There was legislation to standardize training across the country, to keep problem officers from moving between departments without their records following them, to ban the use of chokeholds and no-knock warrants.

But Congress failed to reach an agreement that could pass both the House and Senate. and attention moved to other things.

Negotiations for a bipartisan deal on police reform continue informally on Capitol Hill, and the lead House sponsor Rep. Karen Bass (D-Los Angeles) said on CNN’s “State of the Union” Sunday that she is hopeful because those involved are “very sincere, and it’s a bipartisan group.”

Bass is working with Sens. Cory Booker (D-N.J.) and Tim Scott (R-S.C.).

“I believe that we want to make something happen,” Bass said.

Last month the House passed Bass’ George Floyd Justice in Policing Act by a 220-212 vote, with no Republican support and two Democrats voting no.

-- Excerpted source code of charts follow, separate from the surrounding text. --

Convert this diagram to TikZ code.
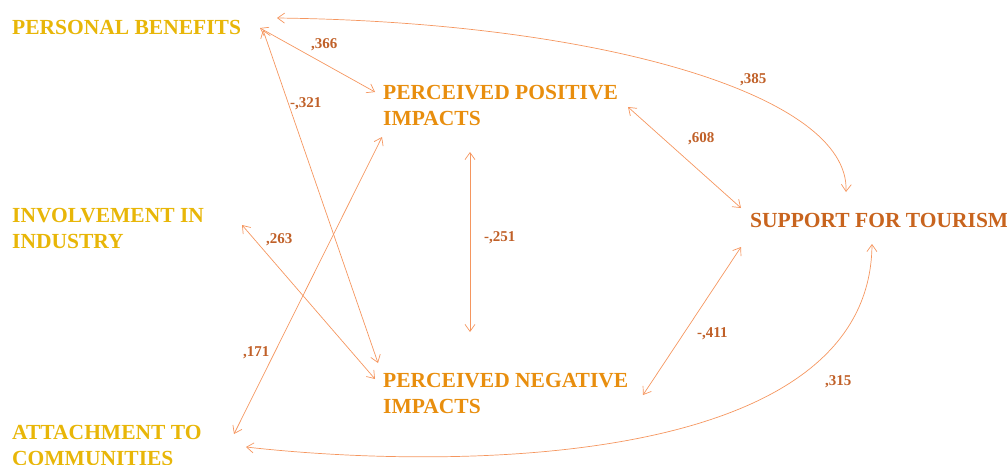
\documentclass[tikz,border=0pt]{standalone}
\usepackage{fontspec}
\setmainfont{Liberation Serif}
\usetikzlibrary{arrows.meta}
\definecolor{cyel}{RGB}{232,182,8}
\definecolor{cmid}{RGB}{232,142,14}
\definecolor{cdark}{RGB}{200,100,30}
\definecolor{clbl}{RGB}{192,96,40}
\definecolor{cline}{RGB}{245,150,95}
\begin{document}
\begin{tikzpicture}[x=1pt,y=-1pt,
  txt/.style={inner sep=0pt, font=\fontsize{21.5}{26}\selectfont\bfseries, align=left, anchor=north west},
  lbl/.style={inner sep=0pt, font=\fontsize{15}{18}\selectfont\bfseries, text=clbl, anchor=base west},
  link/.style={draw=cline, line width=0.7pt, {Straight Barb[length=7pt,width=10pt]}-{Straight Barb[length=7pt,width=10pt]}}]
\useasboundingbox (0,0) rectangle (1007,464);
\node[txt,text=cyel] (pb) at (12,20) {PERSONAL BENEFITS};
\node[txt,text=cyel] (inv) at (12,208) {INVOLVEMENT IN\\INDUSTRY};
\node[txt,text=cyel] (att) at (12,425) {ATTACHMENT TO\\COMMUNITIES};
\node[txt,text=cmid] (ppi) at (383,85) {PERCEIVED POSITIVE\\IMPACTS};
\node[txt,text=cmid] (pni) at (383,373) {PERCEIVED NEGATIVE\\IMPACTS};
\node[txt,text=cdark] (sup) at (750,213) {SUPPORT FOR TOURISM};
% connector end points
\coordinate (pbA) at (260,28);
\coordinate (pbB) at (263,30);
\coordinate (pbC) at (277,18);
\coordinate (invA) at (242,225);
\coordinate (attA) at (234,434);
\coordinate (attB) at (246,447);
\coordinate (ppiA) at (375,92);
\coordinate (ppiB) at (382,137);
\coordinate (ppiC) at (470,152);
\coordinate (ppiD) at (628,107);
\coordinate (pniA) at (378,363);
\coordinate (pniB) at (375,379);
\coordinate (pniC) at (470,332);
\coordinate (pniD) at (643,395);
\coordinate (supA) at (741,208);
\coordinate (supB) at (741,247);
\coordinate (supC) at (846,192);
\coordinate (supD) at (872,244);
% connectors
\draw[link] (pbA) -- (ppiA);
\draw[link] (pbB) -- (pniA);
\draw[link] (invA) -- (pniB);
\draw[link] (attA) -- (ppiB);
\draw[link] (ppiC) -- (pniC);
\draw[link] (ppiD) -- (supA);
\draw[link] (pniD) -- (supB);
\draw[link] (pbC) .. controls (600,22) and (850,95) .. (supC);
\draw[link] (attB) .. controls (450,470) and (870,470) .. (supD);
% labels
\node[lbl] (l1) at (311,48) {,366};
\node[lbl] (l2) at (290,107) {-,321};
\node[lbl] (l3) at (266,243) {,263};
\node[lbl] (l4) at (243,356) {,171};
\node[lbl] (l5) at (484,241) {-,251};
\node[lbl] (l6) at (688,142) {,608};
\node[lbl] (l7) at (697,337) {-,411};
\node[lbl] (l8) at (825,385) {,315};
\node[lbl] (l9) at (740,83) {,385};
\end{tikzpicture}
\end{document}
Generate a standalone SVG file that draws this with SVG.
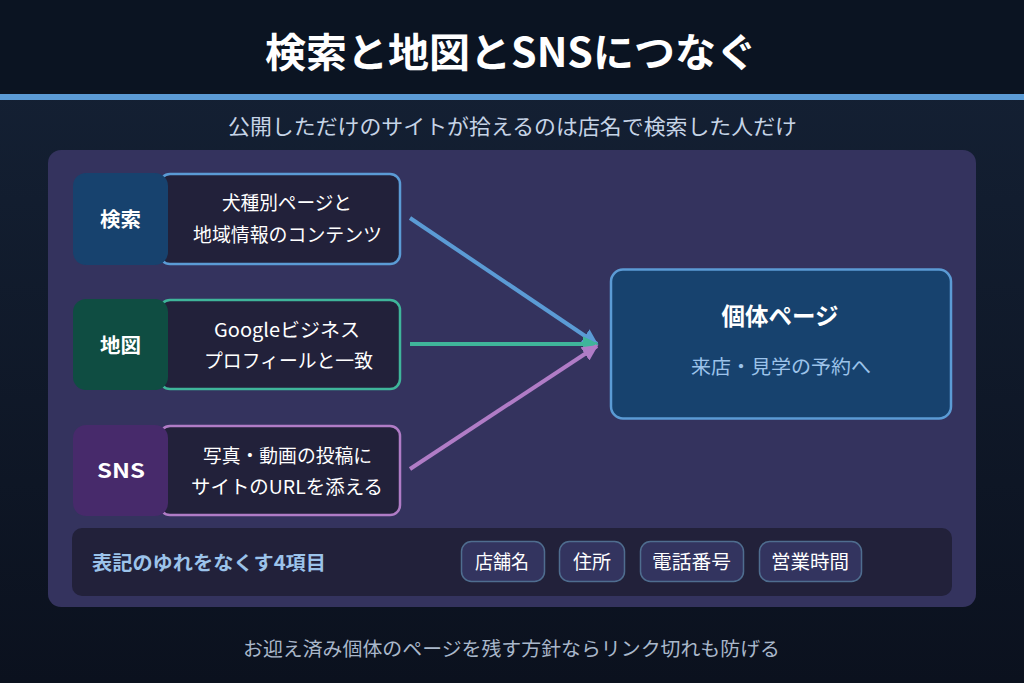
<svg xmlns="http://www.w3.org/2000/svg" width="1024" height="683" viewBox="0 0 1024 683">
<defs>
<linearGradient id="bg" x1="0" y1="0" x2="0" y2="1">
<stop offset="0" stop-color="#152236"/>
<stop offset="1" stop-color="#0b111e"/>
</linearGradient>
<marker id="ahB" viewBox="0 0 10 10" refX="9" refY="5" markerWidth="4" markerHeight="4" orient="auto" markerUnits="strokeWidth"><path d="M0,0 L10,5 L0,10 z" fill="#5b9bd5"/></marker>
<marker id="ahG" viewBox="0 0 10 10" refX="9" refY="5" markerWidth="4" markerHeight="4" orient="auto" markerUnits="strokeWidth"><path d="M0,0 L10,5 L0,10 z" fill="#3fb59a"/></marker>
<marker id="ahP" viewBox="0 0 10 10" refX="9" refY="5" markerWidth="4" markerHeight="4" orient="auto" markerUnits="strokeWidth"><path d="M0,0 L10,5 L0,10 z" fill="#b07cc6"/></marker>
<style>
text{font-family:"Noto Sans CJK JP","Noto Sans",sans-serif;}
.title{font-size:40px;font-weight:700;fill:#ffffff;}
.sub{font-size:21px;fill:#c6d4e6;}
.foot{font-size:19.5px;fill:#a9b7ca;}
.lbl{font-size:20.5px;font-weight:700;fill:#ffffff;}
.ct{font-size:19px;fill:#ffffff;}
.card{fill:#22213a;stroke-width:2.5;}
.chip{fill:#33345f;stroke:#4f6d8f;stroke-width:1.5;}
.chipt{font-size:19px;fill:#ffffff;}
.conn{fill:none;stroke-width:4;}
</style>
</defs>
<rect x="0" y="0" width="1024" height="683" fill="url(#bg)"/>
<rect x="0" y="0" width="1024" height="94" fill="#0b1422"/>
<rect x="0" y="94" width="1024" height="6" fill="#5b9bd5"/>
<text class="title" x="511" y="67" text-anchor="middle" textLength="492" lengthAdjust="spacingAndGlyphs">検索と地図とSNSにつなぐ</text>
<text class="sub" x="512.5" y="134" text-anchor="middle" textLength="569" lengthAdjust="spacingAndGlyphs">公開しただけのサイトが拾えるのは店名で検索した人だけ</text>
<rect x="48" y="150" width="928" height="457" rx="13" fill="#34335e"/>

<g id="node-search">
<rect class="card" x="160" y="174" width="240" height="90" rx="10" stroke="#5b9bd5"/>
<rect x="73" y="173" width="95" height="92" rx="13" fill="#17426e"/>
<text class="lbl" x="120.5" y="227" text-anchor="middle" textLength="41" lengthAdjust="spacingAndGlyphs">検索</text>
<text class="ct" x="287" y="210" text-anchor="middle" textLength="130" lengthAdjust="spacingAndGlyphs">犬種別ページと</text>
<text class="ct" x="287.5" y="242" text-anchor="middle" textLength="189" lengthAdjust="spacingAndGlyphs">地域情報のコンテンツ</text>
</g>
<g id="node-map">
<rect class="card" x="160" y="300" width="240" height="89" rx="10" stroke="#3fb59a"/>
<rect x="73" y="299" width="95" height="91" rx="13" fill="#0f4d42"/>
<text class="lbl" x="120.5" y="353" text-anchor="middle" textLength="41" lengthAdjust="spacingAndGlyphs">地図</text>
<text class="ct" x="287" y="337" text-anchor="middle" textLength="146" lengthAdjust="spacingAndGlyphs">Googleビジネス</text>
<text class="ct" x="288.5" y="368" text-anchor="middle" textLength="169" lengthAdjust="spacingAndGlyphs">プロフィールと一致</text>
</g>
<g id="node-sns">
<rect class="card" x="160" y="426" width="240" height="89" rx="10" stroke="#b07cc6"/>
<rect x="73" y="425" width="95" height="91" rx="13" fill="#472a6b"/>
<text class="lbl" x="121" y="478" text-anchor="middle" font-size="21" textLength="48" lengthAdjust="spacingAndGlyphs">SNS</text>
<text class="ct" x="287.5" y="463" text-anchor="middle" textLength="169" lengthAdjust="spacingAndGlyphs">写真・動画の投稿に</text>
<text class="ct" x="287" y="494" text-anchor="middle" textLength="192" lengthAdjust="spacingAndGlyphs">サイトのURLを添える</text>
</g>

<g id="connectors">
<line class="conn" x1="410" y1="218" x2="597" y2="344" stroke="#5b9bd5" marker-end="url(#ahB)"/>
<line class="conn" x1="410" y1="344" x2="597" y2="344" stroke="#3fb59a" marker-end="url(#ahG)"/>
<line class="conn" x1="410" y1="469" x2="597" y2="346" stroke="#b07cc6" marker-end="url(#ahP)"/>
</g>

<g id="node-target">
<rect x="611" y="269.5" width="340" height="149" rx="12" fill="#17426e" stroke="#5b9bd5" stroke-width="2.5"/>
<text x="780" y="325" text-anchor="middle" font-size="23.5" font-weight="700" fill="#ffffff" textLength="117" lengthAdjust="spacingAndGlyphs">個体ページ</text>
<text x="781" y="374" text-anchor="middle" font-size="19.5" fill="#9cc3ea" textLength="180" lengthAdjust="spacingAndGlyphs">来店・見学の予約へ</text>
</g>

<g id="node-items">
<rect x="72" y="528" width="880" height="68" rx="10" fill="#22213a"/>
<text x="92" y="570" font-size="19.5" font-weight="700" fill="#9cc3ea" textLength="234" lengthAdjust="spacingAndGlyphs">表記のゆれをなくす4項目</text>
<rect class="chip" x="461.5" y="541.5" width="83" height="40" rx="10"/>
<text class="chipt" x="502" y="569" text-anchor="middle" textLength="54" lengthAdjust="spacingAndGlyphs">店舗名</text>
<rect class="chip" x="559.5" y="541.5" width="65" height="40" rx="10"/>
<text class="chipt" x="592" y="569" text-anchor="middle" textLength="38" lengthAdjust="spacingAndGlyphs">住所</text>
<rect class="chip" x="640.5" y="541.5" width="103" height="40" rx="10"/>
<text class="chipt" x="691.5" y="569" text-anchor="middle" textLength="79" lengthAdjust="spacingAndGlyphs">電話番号</text>
<rect class="chip" x="759.5" y="541.5" width="102" height="40" rx="10"/>
<text class="chipt" x="810" y="569" text-anchor="middle" textLength="78" lengthAdjust="spacingAndGlyphs">営業時間</text>
</g>

<text class="foot" x="511.5" y="656" text-anchor="middle" textLength="537" lengthAdjust="spacingAndGlyphs">お迎え済み個体のページを残す方針ならリンク切れも防げる</text>
</svg>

The legislation, which would ban chokeholds, end “qualified immunity” for law enforcement officers and create national standards for policing in a bid to bolster accountability, passed the House last summer but was not considered by the Republican-controlled Senate.

Even now that Democrats control the Senate, hurdles remain for passing policing reform out of the Senate, where most legislation faces a 60-vote threshold, Bass said.

“It’s one thing to pass legislation in the House. It’s a super hurdle to get it passed in the Senate. But we are working,” Bass said in the CNN interview.